Trial begins for ex-cop accused in Dallas woman’s shooting death

The trial began Tuesday for the former Dallas police officer accused of aggravated assault in a fatal shooting.

Christopher Hess is charged in the shooting death of 21-year-old Genevive Dawes.

During opening statements, prosecutors said Hess’ decision to use deadly force was unjustified. However, defense attorneys argued he made a reasonable decision so that he and his partner could go home to their families that night.

“You had six total officers on scene, only two fired. One of them only fired once, but the defendant shot 12 times,” said prosecutor George Lewis.

“Genevive Dawes was armed, aggressive,” said defense attorney Messina Madson. “She made a drug induced decision that night to avoid arrest... you’ll learn that she had both meth and heroin in her system.”

Jurors saw body camera video from 2017 that shows Hess and his partner, Officer Jason Kimpel, firing 13 shots into a car that slowly backed into their police cruiser.

They were responding to a call about a suspicious person in the parking lot of an apartment complex in Old East Dallas. Records showed the vehicle was reported stolen out of Irving and the officers initially claimed the driver of the vehicle ignored commands and then backed up in their direction.

Sr. Cpl. Erin Evans, another officer who responded to the call, testified that she did have some concern because the driver of the vehicle appeared to be trying to get away but she said she did not fear for her safety. She told jurors she never saw a weapon and was trained to move out of the way of the vehicle.

Evans told prosecutors the gunshots caught her off guard because she wasn’t seeing a threat. During cross-examination, she admitted that while she didn’t feel the fleeing vehicle was a threat, the situation was becoming more threatening.

Dawes, a mother of two who was expecting a third child, had reportedly purchased the vehicle without knowing it was stolen. Her common law husband, Virgilio Rosales, claims they were asleep when the officers approached.

Rosales told FOX 4 during a previous interview that Dawes nudged him awake. He said he could not see who was outside because they were shining flashlights into the van.

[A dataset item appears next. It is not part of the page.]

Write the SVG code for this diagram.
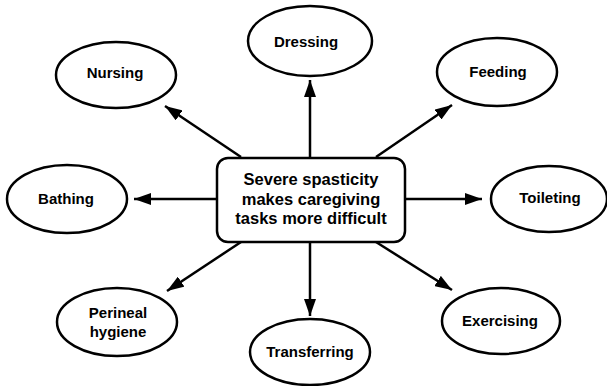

"She got scared,” he said. “They got guns in her face. At first, she don’t know they are cops.”

A barrage of bullets tore through the vehicle when Dawes put it in reverse. Rosales was not hurt but later arrested for the unlawful possession of a firearm by a felon.

An attorney for the Dawes family said the body camera and dash camera video of the incident show she was not trying to hit the officers.

Grand jurors who saw the video indicted Hess on a charge of aggravated assault by a public servant. He was then fired by the Dallas Police Department. Kimpel was not indicted, cleared of any wrongdoing and returned to work.

Dawes’ family is also suing both officers and the city of Dallas, alleging excessive force. The lawsuit argues poor training, a lack of supervision and a lack of discipline were at the root of the shooting.

The city filed a motion asking that it be dismissed from the lawsuit. Officer Kimpel’s attorneys did the same but a judge rejected their requests.